The author poses the question, "What is India's present and is it western?" He concludes that underscoring modern politics is the characteristic of the Western presumption of violence. The "Christian-inspired modernity" of dominant Western powers adopts binarism -at one end anarchy, at the other, utopia. The received wisdom is that "it is [the British] who invented modernity, the modern state and the international system," and diplomacy assumed its modern form in the late fifteenth century while the discovery of military technology made it aggressive. The nation state is of Western origin, but India is not of this pattern; it is the Mahabharata that provides the sinews of Indian society. Deep K. Datta-Ray postulates that Indian diplomacy has a civilizational complex reflective of a past thriving in the present; "from independence to today, the Mahabharata has been a trope for Indian diplomats... a tool kit... animating the practices of diplomats and diplomacy today."

In the Indian view, claims the author, it is not only possible to entertain the ideas of other parties and adopt their positions, but it is also essential to do so. Differences are not oppositional but variational, because in the unified cosmos the starting point is not alienation. India achieved its goals not by seeking to overwhelm the other but empathizing with another. Empathy is characteristic of India's style, seeking to navigate and negotiate, whereas modernity seeks to assimilate - "there is no room for negotiation with equals in modern diplomacy." Modernity plays to win titles, India plays to fulfil duties. Indians conceptualize the world cosmologically; their thinking is not linear but conceptual. They view the world as a totality, not a zero-sum game of allies and enemies. India does not yearn for great power status but for poverty alleviation and a better life. Indian diplomacy epitomizes the objectives of non-violent progress in a borderless world, seeking non-violence to avoid disruption of the unity of the cosmos.

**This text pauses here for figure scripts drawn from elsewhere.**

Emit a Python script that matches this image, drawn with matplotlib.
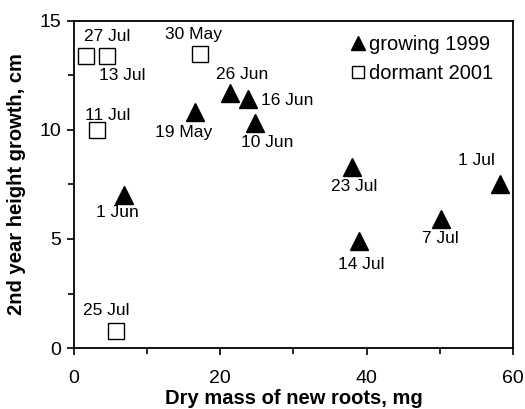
import matplotlib
matplotlib.use("Agg")
import matplotlib.pyplot as plt
from matplotlib.ticker import MultipleLocator

plt.rcParams["font.family"] = ["Liberation Sans", "DejaVu Sans"]

# growing 1999
grow_x = [6.8, 16.5, 21.3, 23.8, 24.7, 38.0, 38.9, 50.1, 58.3]
grow_y = [7.0, 10.8, 11.7, 11.4, 10.3, 8.3, 4.9, 5.9, 7.5]
grow_lab = ["1 Jun", "19 May", "26 Jun", "16 Jun", "10 Jun",
            "23 Jul", "14 Jul", "7 Jul", "1 Jul"]
grow_off = [(-6, 17), (-11, 20), (12, -18), (39, 1), (12, 19),
            (2, 19), (3, 23), (0, 19), (-24, -24)]

# dormant 2001
dorm_x = [1.6, 4.5, 17.2, 3.1, 5.7]
dorm_y = [13.4, 13.4, 13.5, 10.0, 0.8]
dorm_lab = ["27 Jul", "13 Jul", "30 May", "11 Jul", "25 Jul"]
dorm_off = [(21, -19), (15, 20), (-6, -19), (11, -14), (-9, -20)]

fig = plt.figure(figsize=(5.25, 4.09), dpi=100)
ax = fig.add_axes([0.141, 0.149, 0.836, 0.80])

ax.plot(grow_x, grow_y, ls="none", marker="^", ms=12.5, color="black",
        label="growing 1999")
ax.plot(dorm_x, dorm_y, ls="none", marker="s", ms=11, mfc="white",
        mec="black", mew=1.0, label="dormant 2001")

px = 0.72  # points per pixel
for x, y, t, (dx, dy) in zip(grow_x + dorm_x, grow_y + dorm_y,
                             grow_lab + dorm_lab, grow_off + dorm_off):
    ax.annotate(t, (x, y), xytext=(dx * px, -dy * px), textcoords="offset points",
                ha="center", va="center", fontsize=12.5)

ax.set_xlim(0, 60)
ax.set_ylim(0, 15)
ax.xaxis.set_major_locator(MultipleLocator(20))
ax.xaxis.set_minor_locator(MultipleLocator(10))
ax.yaxis.set_major_locator(MultipleLocator(5))
ax.yaxis.set_minor_locator(MultipleLocator(2.5))
ax.tick_params(which="both", direction="out", width=1.2, labelsize=14)
ax.tick_params(which="major", length=5, pad=11)
ax.tick_params(which="minor", length=4)
ax.tick_params(axis="y", which="major", pad=4)
for s in ax.spines.values():
    s.set_linewidth(1.3)

ax.set_xlabel("Dry mass of new roots, mg", fontsize=14.5, fontweight="bold",
              labelpad=1)
ax.set_ylabel("2nd year height growth, cm", fontsize=14.5, fontweight="bold",
              labelpad=10)

ax.legend(loc="upper right", bbox_to_anchor=(0.986, 1.0), frameon=False,
          fontsize=14.5, handlelength=0.6, handletextpad=0.2,
          borderaxespad=0.3, labelspacing=0.5, markerscale=0.85)

fig.savefig("out.png", dpi=100)
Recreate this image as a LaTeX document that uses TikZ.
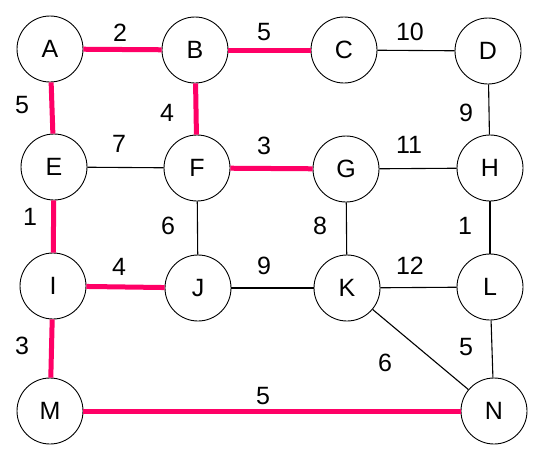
\documentclass[tikz,border=0pt]{standalone}
\usepackage{fontspec}
\setmainfont{Liberation Sans}
\definecolor{mst}{RGB}{255,0,102}
\begin{document}
\begin{tikzpicture}[x=1pt,y=-1pt,
  vert/.style={circle,draw=black,line width=0.9pt,minimum size=66pt,inner sep=0pt,font=\fontsize{25}{29}\selectfont,fill=white},
  plain/.style={draw=black,line width=1.1pt},
  tree/.style={draw=mst,line width=5pt},
  wt/.style={font=\fontsize{25}{29}\selectfont,inner sep=0pt}]
\useasboundingbox (0,0) rectangle (544,453);
\fill[white] (0,0) rectangle (544,453);
\node[vert] (A) at (50,49) {A};
\node[vert] (B) at (195,50) {B};
\node[vert] (C) at (344,50) {C};
\node[vert] (D) at (488,51) {D};
\node[vert] (E) at (54,167) {E};
\node[vert] (F) at (197,168) {F};
\node[vert] (G) at (346,169) {G};
\node[vert] (H) at (490,168) {H};
\node[vert] (I) at (53,286) {I};
\node[vert] (J) at (198,288) {J};
\node[vert] (K) at (347,288) {K};
\node[vert] (L) at (490,287) {L};
\node[vert] (M) at (50,411) {M};
\node[vert] (N) at (494,411) {N};
% black edges
\draw[plain] (C) -- (D);
\draw[plain] (E) -- (F);
\draw[plain] (D) -- (H);
\draw[plain] (G) -- (H);
\draw[plain] (F) -- (J);
\draw[plain] (G) -- (K);
\draw[plain] (H) -- (L);
\draw[plain] (J) -- (K);
\draw[plain] (K) -- (L);
\draw[plain] (K) -- (N);
\draw[plain] (L) -- (N);
% tree edges
\draw[tree] (A) -- (B);
\draw[tree] (B) -- (C);
\draw[tree] (A) -- (E);
\draw[tree] (B) -- (F);
\draw[tree] (E) -- (I);
\draw[tree] (F) -- (G);
\draw[tree] (I) -- (J);
\draw[tree] (I) -- (M);
\draw[tree] (M) -- (N);
% weights
\node[wt] (wAB) at (120,33) {2};
\node[wt] (wBC) at (264,32) {5};
\node[wt] (wCD) at (410,32) {10};
\node[wt] (wAE) at (22,105) {5};
\node[wt] (wBF) at (167,113) {4};
\node[wt] (wDH) at (466,113) {9};
\node[wt] (wEF) at (119,144) {7};
\node[wt] (wFG) at (264,146) {3};
\node[wt] (wGH) at (409,145) {11};
\node[wt] (wEI) at (30,217) {1};
\node[wt] (wFJ) at (168,226) {6};
\node[wt] (wGK) at (320,226) {8};
\node[wt] (wHL) at (465,226) {1};
\node[wt] (wIJ) at (119,267) {4};
\node[wt] (wJK) at (264,266) {9};
\node[wt] (wKL) at (410,266) {12};
\node[wt] (wIM) at (22,346) {3};
\node[wt] (wKN) at (385,363) {6};
\node[wt] (wLN) at (466,347) {5};
\node[wt] (wMN) at (263,396) {5};
\end{tikzpicture}
\end{document}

Datta-Ray examines the "most significant relationship in Indian history", the one between M.K. Gandhi and Jawaharlal Nehru, to explain the making of Indian diplomacy. The avoidance of violence, truthfulness, and the goal of the kingdom of god on earth, distinguish Gandhi's politics. He relied on the Mahabharata's text for his dharma, and his intellectual revolution came to life internationally under Nehru with the rebirth of Indian diplomacy by its reconnection with the cosmos. Nehru moved from modernity to Gandhian truth with a shared understanding of a unified and neutral cosmos, accepting non-violence as the framing principle for international politics; the means had to be pure and truthful and match the ends. Non-alignment was an innovative diplomatic practice in defiance of power politics. Nuclear energy is presumed an enabler of power, violence and aggression, but in Gandhian terms, a tool to improve one's situation in line with the cosmos, incapable of being used for aggression or violence. "We shall never use this atomic energy for evil purposes," said Nehru in 1957. Indira Gandhi's peaceful nuclear explosion was resistance to a violent world, responding to weaponization elsewhere with no more than a demonstration of capacity, initiated only after failing to convert the world to non-violence. It was not for deterrence, which Mrs Gandhi regarded as 'untenable'. The 1998 testing was "to preserve truth because it formalized the fact that [India] possessed nuclear weapons capability" and the no-first use principle was in line with satyagraha. In support of his argument, Datta-Ray examines three modern case studies: the 1948 conflict with Pakistan in Kashmir, the 1962 war with China, and the 123 Agreement with the United States of America. By the last-named, America wanted to make India an 'alliance nation' and use it to contain China, but India's aim was to secure its present. The agreement was between two rationalities; one intent on dividing the cosmos violently, and the other responding without violence to maintain it. The purpose of engaging the US politically was to further India's enmeshing in the globe by breaking a West-controlled cartel.

Datta-Ray's approach is philosophical, sociological and rhetorical, the result of impressive research with countless references to sources and other authorities. He revisits the hackneyed phrase, vasudhaiva kutumbakam (the cosmos is one family), tracing it to a jackal that used the concept for selfish and nefarious purposes. Thus, even guiding principles have to be understood in the context of time and space. The author spent some period with a batch of new foreign service recruits, towards whom he is sympathetic, though he concludes that the be-all and end-all of the Indian State is not European, and that this is "quite unintelligible... to the vast majority of those who compose the MEA". Entry and training need to be recast to make diplomats "fluent in the rationale of Ramarajya... the Ramarajya's diplomat ought to be the one who... know(s) the civilizational rationality that is truth". There have been many, including Rikhi Jaipal, Kanti Bajpai and Harsh V. Pant, who have attributed Indian diplomacy's origins to Hindu scriptures but none with the insistence of Datta-Ray's work, which is novel and appropriately contestable.